I believe what I had found and reported to John about was the original story, probably from the day after the killing, which did not have the gun control references. However:

1. Neither later story is consistent with the most striking detail in Lott's version, in which Jessica ran for where the family guns were stored but they were locked up tight. Both refer to one gun, the earlier version says it was hidden, there is no evidence that Jessica either knew where it was or could get to it. A more detailed account by Richard Poe that I found while googling--he interviewed both the great uncle and the children's mother--makes it clear that the gun was at the other end of the house from the room Jessica locked herself into and from which she climbed out a window to get help. According to that version, the gun wasn't locked up, merely kept on a high shelf unloaded. My guess is that that version is correct; the August 31 story, which refers to the gun being locked up, gives only an indirect quote of the father.

2. The first mention of the existence of the gun that Lott cites, by the great-uncle, is in a story published in the local paper on the 26th. The one account of the killing I could find that was based on a wire service version was from the 25th. So when John objected that the national media were cutting out the anti-gun control element of the story in the local paper, he was apparently objecting to the AP not citing a local story that had not yet been published.

Putting it all together, I conclude that the Merced murders provide evidence against gun control laws, but weaker evidence than John Lott (and Vin Suprynowicz, from whom I think John got the original story) claim. Even without safe storage laws, the parents of small children--one of them was nine, I don't know if she was the youngest--would be likely to keep firearms unloaded and on a high shelf or otherwise out of easy reach. Even if the Carpenter gun had been kept loaded and in easy reach, it isn't clear whether Jessica could have gotten to it.

The case does not, contrary to John's claim, provide clear evidence of media bias. The AP story did not remove evidence of the evils of gun control from the local story that was presumably its source, because the evidence wasn't in the local paper until after the AP story went out. That conclusion might change if it turns out that there are later stories in the national media, based on later wire service versions, but I didn't find any and would be mildly surprised to find national stories on a local killing still appearing three or four days after the event.

Interested readers should check out (at least) John's version and Tim Lambert's, both linked to above--and should be glad to live at a time when one can actually get both sides of such a controversy, and a good deal of the relevant evidence, with a few clicks.

Sunday, July 01, 2007

Immigration and Terrorism

Politicians concerned about immigration, in particular illegal immigration to the U.S., routinely link the issue with control of terrorism; most recently, Rudy Giuliani did so in the context of a foiled terrorism plot in the U.K. His version would make some sense if he were actually proposing that the U.S. exclude Muslim immigrants; they are, after all, more likely recruits to Al Quaeda than immigrants of other religions.

But he isn't proposing that, and neither is anyone else. As they surely all know, illegal immigrants to the U.S. are typically from Latin America or East Asia, not places with large Muslim populations. Increasing their numbers may be a good or bad thing, but it isn't going to promote terrorism.

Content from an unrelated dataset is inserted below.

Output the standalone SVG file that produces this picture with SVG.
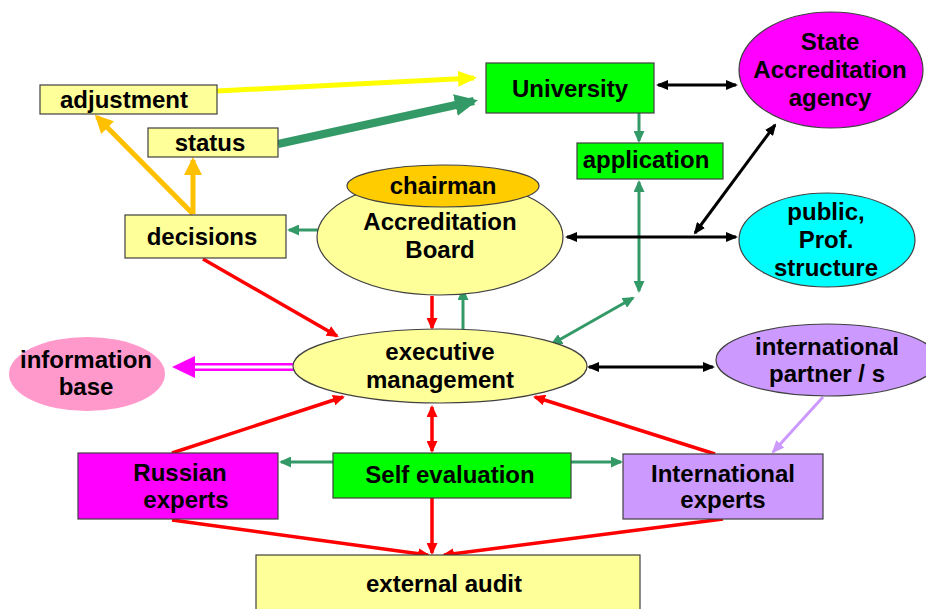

The remaining argument, always left vague, is "control of our borders." Presumably the theory is that an Al Queda operative is going to fly into Mexico, get himself smuggled across the Rio Grande, take a bus to Washington D.C. and blow something up. Why he should go to all that trouble when the U.S. has over fifty million legal foreign visitors a year is never explained. Does anyone believe that our customs agents can spot the terrorist needle in that haystack?

Am I missing a real argument for linking the two issues, or am I correct in suspecting that it's pure demagoguery?